Records from a data source:

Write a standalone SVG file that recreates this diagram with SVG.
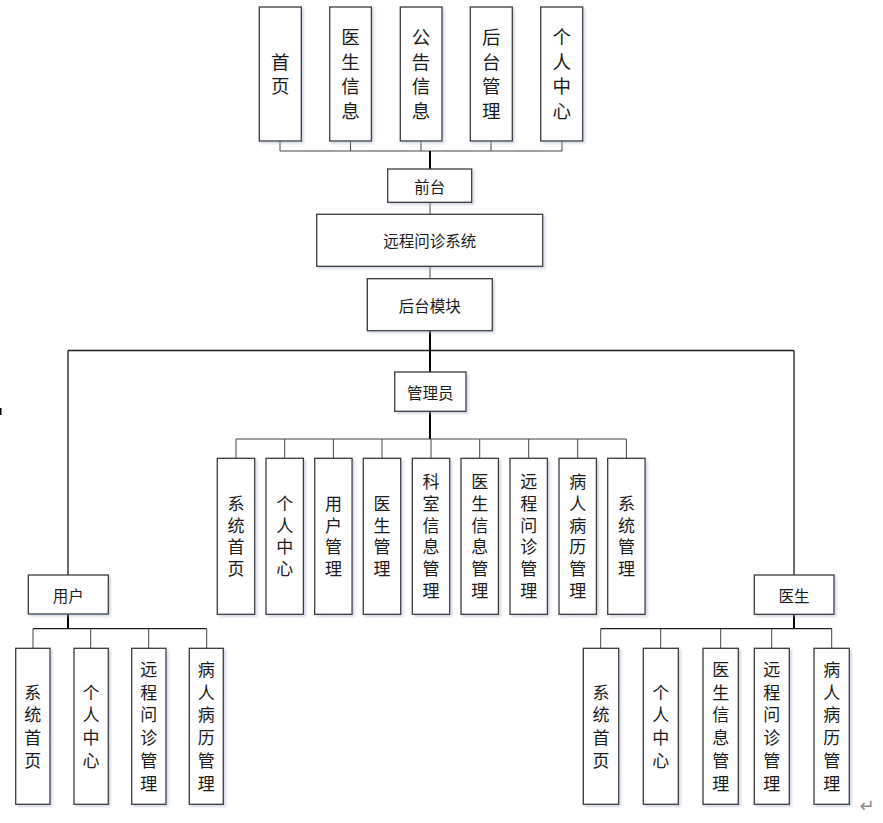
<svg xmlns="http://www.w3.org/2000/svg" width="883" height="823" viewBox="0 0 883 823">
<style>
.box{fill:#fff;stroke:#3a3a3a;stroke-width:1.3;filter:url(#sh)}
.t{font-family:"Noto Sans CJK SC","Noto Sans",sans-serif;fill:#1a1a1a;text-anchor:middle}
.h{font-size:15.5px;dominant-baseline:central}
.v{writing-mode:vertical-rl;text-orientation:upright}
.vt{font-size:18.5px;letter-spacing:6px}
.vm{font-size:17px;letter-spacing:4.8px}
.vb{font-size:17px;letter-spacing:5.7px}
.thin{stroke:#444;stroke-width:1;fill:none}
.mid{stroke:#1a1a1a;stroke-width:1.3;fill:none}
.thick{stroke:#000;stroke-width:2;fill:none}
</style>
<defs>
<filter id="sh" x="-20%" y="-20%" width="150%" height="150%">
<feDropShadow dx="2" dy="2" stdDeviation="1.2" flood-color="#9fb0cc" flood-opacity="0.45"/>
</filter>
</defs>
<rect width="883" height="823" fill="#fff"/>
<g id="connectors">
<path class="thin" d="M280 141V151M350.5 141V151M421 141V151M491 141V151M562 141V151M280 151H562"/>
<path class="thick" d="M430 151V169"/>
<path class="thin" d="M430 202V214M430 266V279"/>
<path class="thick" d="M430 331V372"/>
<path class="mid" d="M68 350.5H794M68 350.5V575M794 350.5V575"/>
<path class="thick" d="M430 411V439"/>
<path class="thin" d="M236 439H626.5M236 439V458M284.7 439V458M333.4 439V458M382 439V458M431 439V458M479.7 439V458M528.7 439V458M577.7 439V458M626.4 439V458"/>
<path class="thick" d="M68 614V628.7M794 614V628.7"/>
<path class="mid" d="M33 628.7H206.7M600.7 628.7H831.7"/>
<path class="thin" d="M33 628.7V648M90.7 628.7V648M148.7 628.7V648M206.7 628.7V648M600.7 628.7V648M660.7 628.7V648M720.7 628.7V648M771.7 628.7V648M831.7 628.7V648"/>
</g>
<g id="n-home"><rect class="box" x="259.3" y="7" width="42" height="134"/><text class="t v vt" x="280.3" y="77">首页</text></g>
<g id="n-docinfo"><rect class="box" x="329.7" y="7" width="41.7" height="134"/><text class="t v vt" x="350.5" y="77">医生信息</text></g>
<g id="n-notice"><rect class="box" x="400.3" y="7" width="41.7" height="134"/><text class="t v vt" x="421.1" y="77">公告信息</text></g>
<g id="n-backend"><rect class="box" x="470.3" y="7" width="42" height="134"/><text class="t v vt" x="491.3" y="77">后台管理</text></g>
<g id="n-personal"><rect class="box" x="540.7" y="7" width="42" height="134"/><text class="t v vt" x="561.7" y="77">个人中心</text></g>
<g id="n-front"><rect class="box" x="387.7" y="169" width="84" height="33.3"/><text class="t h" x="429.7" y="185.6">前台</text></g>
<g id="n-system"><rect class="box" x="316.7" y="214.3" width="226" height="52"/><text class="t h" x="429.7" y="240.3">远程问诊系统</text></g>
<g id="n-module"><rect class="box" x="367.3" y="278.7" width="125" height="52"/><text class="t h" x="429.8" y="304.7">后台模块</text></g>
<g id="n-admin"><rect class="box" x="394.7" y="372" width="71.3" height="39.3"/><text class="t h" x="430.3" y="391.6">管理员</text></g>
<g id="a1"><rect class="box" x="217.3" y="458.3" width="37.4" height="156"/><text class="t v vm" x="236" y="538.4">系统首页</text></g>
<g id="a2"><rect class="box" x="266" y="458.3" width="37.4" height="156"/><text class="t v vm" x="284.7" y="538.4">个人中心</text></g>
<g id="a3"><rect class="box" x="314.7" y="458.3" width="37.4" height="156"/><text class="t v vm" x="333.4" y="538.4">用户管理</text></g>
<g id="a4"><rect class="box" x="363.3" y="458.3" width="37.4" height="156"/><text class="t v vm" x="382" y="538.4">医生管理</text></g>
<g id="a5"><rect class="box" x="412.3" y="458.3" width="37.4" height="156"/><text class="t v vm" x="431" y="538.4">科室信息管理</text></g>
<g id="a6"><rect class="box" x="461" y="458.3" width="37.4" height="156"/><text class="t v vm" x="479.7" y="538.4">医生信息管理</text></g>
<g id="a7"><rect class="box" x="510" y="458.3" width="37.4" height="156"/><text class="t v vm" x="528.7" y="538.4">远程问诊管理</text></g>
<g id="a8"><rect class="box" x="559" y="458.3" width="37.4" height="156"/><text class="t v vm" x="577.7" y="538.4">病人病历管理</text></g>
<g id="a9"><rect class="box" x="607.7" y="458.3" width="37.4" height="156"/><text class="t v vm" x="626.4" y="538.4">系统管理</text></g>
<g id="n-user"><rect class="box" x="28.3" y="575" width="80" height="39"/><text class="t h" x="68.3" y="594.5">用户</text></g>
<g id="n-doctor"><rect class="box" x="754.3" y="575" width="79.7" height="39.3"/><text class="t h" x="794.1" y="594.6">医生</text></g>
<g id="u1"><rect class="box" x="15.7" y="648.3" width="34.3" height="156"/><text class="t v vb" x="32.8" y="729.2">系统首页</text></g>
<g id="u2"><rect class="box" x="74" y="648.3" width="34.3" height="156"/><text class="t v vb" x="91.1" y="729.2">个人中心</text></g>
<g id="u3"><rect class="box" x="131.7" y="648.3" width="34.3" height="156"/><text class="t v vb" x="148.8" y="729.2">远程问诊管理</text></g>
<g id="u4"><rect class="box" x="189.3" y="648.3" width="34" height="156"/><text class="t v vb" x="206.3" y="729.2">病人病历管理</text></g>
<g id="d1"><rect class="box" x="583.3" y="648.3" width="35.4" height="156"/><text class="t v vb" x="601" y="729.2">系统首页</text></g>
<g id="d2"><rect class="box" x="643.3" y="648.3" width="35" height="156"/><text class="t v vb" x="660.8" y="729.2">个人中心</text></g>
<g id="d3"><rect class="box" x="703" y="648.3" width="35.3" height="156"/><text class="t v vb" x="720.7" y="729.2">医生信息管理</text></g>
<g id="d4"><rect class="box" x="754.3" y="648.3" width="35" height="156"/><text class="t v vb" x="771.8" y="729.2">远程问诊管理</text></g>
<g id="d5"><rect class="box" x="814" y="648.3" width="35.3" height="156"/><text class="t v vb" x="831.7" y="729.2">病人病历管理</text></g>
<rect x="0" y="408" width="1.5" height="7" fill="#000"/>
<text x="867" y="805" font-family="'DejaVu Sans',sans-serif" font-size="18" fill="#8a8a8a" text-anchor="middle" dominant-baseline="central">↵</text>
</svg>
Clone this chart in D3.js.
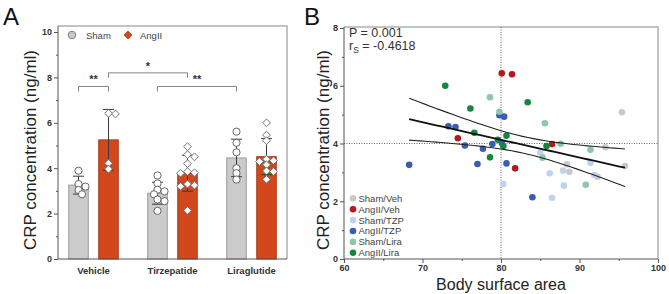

» Exercise instructions:
Copy everything in the records above except the pictures, exactly as written.

» Full solution:
Write a standalone SVG file that recreates this diagram with SVG.
<svg xmlns="http://www.w3.org/2000/svg" width="883" height="823" viewBox="0 0 883 823">
<style>
.box{fill:#fff;stroke:#3a3a3a;stroke-width:1.3;filter:url(#sh)}
.t{font-family:"Noto Sans CJK SC","Noto Sans",sans-serif;fill:#1a1a1a;text-anchor:middle}
.h{font-size:15.5px;dominant-baseline:central}
.v{writing-mode:vertical-rl;text-orientation:upright}
.vt{font-size:18.5px;letter-spacing:6px}
.vm{font-size:17px;letter-spacing:4.8px}
.vb{font-size:17px;letter-spacing:5.7px}
.thin{stroke:#444;stroke-width:1;fill:none}
.mid{stroke:#1a1a1a;stroke-width:1.3;fill:none}
.thick{stroke:#000;stroke-width:2;fill:none}
</style>
<defs>
<filter id="sh" x="-20%" y="-20%" width="150%" height="150%">
<feDropShadow dx="2" dy="2" stdDeviation="1.2" flood-color="#9fb0cc" flood-opacity="0.45"/>
</filter>
</defs>
<rect width="883" height="823" fill="#fff"/>
<g id="connectors">
<path class="thin" d="M280 141V151M350.5 141V151M421 141V151M491 141V151M562 141V151M280 151H562"/>
<path class="thick" d="M430 151V169"/>
<path class="thin" d="M430 202V214M430 266V279"/>
<path class="thick" d="M430 331V372"/>
<path class="mid" d="M68 350.5H794M68 350.5V575M794 350.5V575"/>
<path class="thick" d="M430 411V439"/>
<path class="thin" d="M236 439H626.5M236 439V458M284.7 439V458M333.4 439V458M382 439V458M431 439V458M479.7 439V458M528.7 439V458M577.7 439V458M626.4 439V458"/>
<path class="thick" d="M68 614V628.7M794 614V628.7"/>
<path class="mid" d="M33 628.7H206.7M600.7 628.7H831.7"/>
<path class="thin" d="M33 628.7V648M90.7 628.7V648M148.7 628.7V648M206.7 628.7V648M600.7 628.7V648M660.7 628.7V648M720.7 628.7V648M771.7 628.7V648M831.7 628.7V648"/>
</g>
<g id="n-home"><rect class="box" x="259.3" y="7" width="42" height="134"/><text class="t v vt" x="280.3" y="77">首页</text></g>
<g id="n-docinfo"><rect class="box" x="329.7" y="7" width="41.7" height="134"/><text class="t v vt" x="350.5" y="77">医生信息</text></g>
<g id="n-notice"><rect class="box" x="400.3" y="7" width="41.7" height="134"/><text class="t v vt" x="421.1" y="77">公告信息</text></g>
<g id="n-backend"><rect class="box" x="470.3" y="7" width="42" height="134"/><text class="t v vt" x="491.3" y="77">后台管理</text></g>
<g id="n-personal"><rect class="box" x="540.7" y="7" width="42" height="134"/><text class="t v vt" x="561.7" y="77">个人中心</text></g>
<g id="n-front"><rect class="box" x="387.7" y="169" width="84" height="33.3"/><text class="t h" x="429.7" y="185.6">前台</text></g>
<g id="n-system"><rect class="box" x="316.7" y="214.3" width="226" height="52"/><text class="t h" x="429.7" y="240.3">远程问诊系统</text></g>
<g id="n-module"><rect class="box" x="367.3" y="278.7" width="125" height="52"/><text class="t h" x="429.8" y="304.7">后台模块</text></g>
<g id="n-admin"><rect class="box" x="394.7" y="372" width="71.3" height="39.3"/><text class="t h" x="430.3" y="391.6">管理员</text></g>
<g id="a1"><rect class="box" x="217.3" y="458.3" width="37.4" height="156"/><text class="t v vm" x="236" y="538.4">系统首页</text></g>
<g id="a2"><rect class="box" x="266" y="458.3" width="37.4" height="156"/><text class="t v vm" x="284.7" y="538.4">个人中心</text></g>
<g id="a3"><rect class="box" x="314.7" y="458.3" width="37.4" height="156"/><text class="t v vm" x="333.4" y="538.4">用户管理</text></g>
<g id="a4"><rect class="box" x="363.3" y="458.3" width="37.4" height="156"/><text class="t v vm" x="382" y="538.4">医生管理</text></g>
<g id="a5"><rect class="box" x="412.3" y="458.3" width="37.4" height="156"/><text class="t v vm" x="431" y="538.4">科室信息管理</text></g>
<g id="a6"><rect class="box" x="461" y="458.3" width="37.4" height="156"/><text class="t v vm" x="479.7" y="538.4">医生信息管理</text></g>
<g id="a7"><rect class="box" x="510" y="458.3" width="37.4" height="156"/><text class="t v vm" x="528.7" y="538.4">远程问诊管理</text></g>
<g id="a8"><rect class="box" x="559" y="458.3" width="37.4" height="156"/><text class="t v vm" x="577.7" y="538.4">病人病历管理</text></g>
<g id="a9"><rect class="box" x="607.7" y="458.3" width="37.4" height="156"/><text class="t v vm" x="626.4" y="538.4">系统管理</text></g>
<g id="n-user"><rect class="box" x="28.3" y="575" width="80" height="39"/><text class="t h" x="68.3" y="594.5">用户</text></g>
<g id="n-doctor"><rect class="box" x="754.3" y="575" width="79.7" height="39.3"/><text class="t h" x="794.1" y="594.6">医生</text></g>
<g id="u1"><rect class="box" x="15.7" y="648.3" width="34.3" height="156"/><text class="t v vb" x="32.8" y="729.2">系统首页</text></g>
<g id="u2"><rect class="box" x="74" y="648.3" width="34.3" height="156"/><text class="t v vb" x="91.1" y="729.2">个人中心</text></g>
<g id="u3"><rect class="box" x="131.7" y="648.3" width="34.3" height="156"/><text class="t v vb" x="148.8" y="729.2">远程问诊管理</text></g>
<g id="u4"><rect class="box" x="189.3" y="648.3" width="34" height="156"/><text class="t v vb" x="206.3" y="729.2">病人病历管理</text></g>
<g id="d1"><rect class="box" x="583.3" y="648.3" width="35.4" height="156"/><text class="t v vb" x="601" y="729.2">系统首页</text></g>
<g id="d2"><rect class="box" x="643.3" y="648.3" width="35" height="156"/><text class="t v vb" x="660.8" y="729.2">个人中心</text></g>
<g id="d3"><rect class="box" x="703" y="648.3" width="35.3" height="156"/><text class="t v vb" x="720.7" y="729.2">医生信息管理</text></g>
<g id="d4"><rect class="box" x="754.3" y="648.3" width="35" height="156"/><text class="t v vb" x="771.8" y="729.2">远程问诊管理</text></g>
<g id="d5"><rect class="box" x="814" y="648.3" width="35.3" height="156"/><text class="t v vb" x="831.7" y="729.2">病人病历管理</text></g>
<rect x="0" y="408" width="1.5" height="7" fill="#000"/>
<text x="867" y="805" font-family="'DejaVu Sans',sans-serif" font-size="18" fill="#8a8a8a" text-anchor="middle" dominant-baseline="central">↵</text>
</svg>
Clone this chart in D3.js.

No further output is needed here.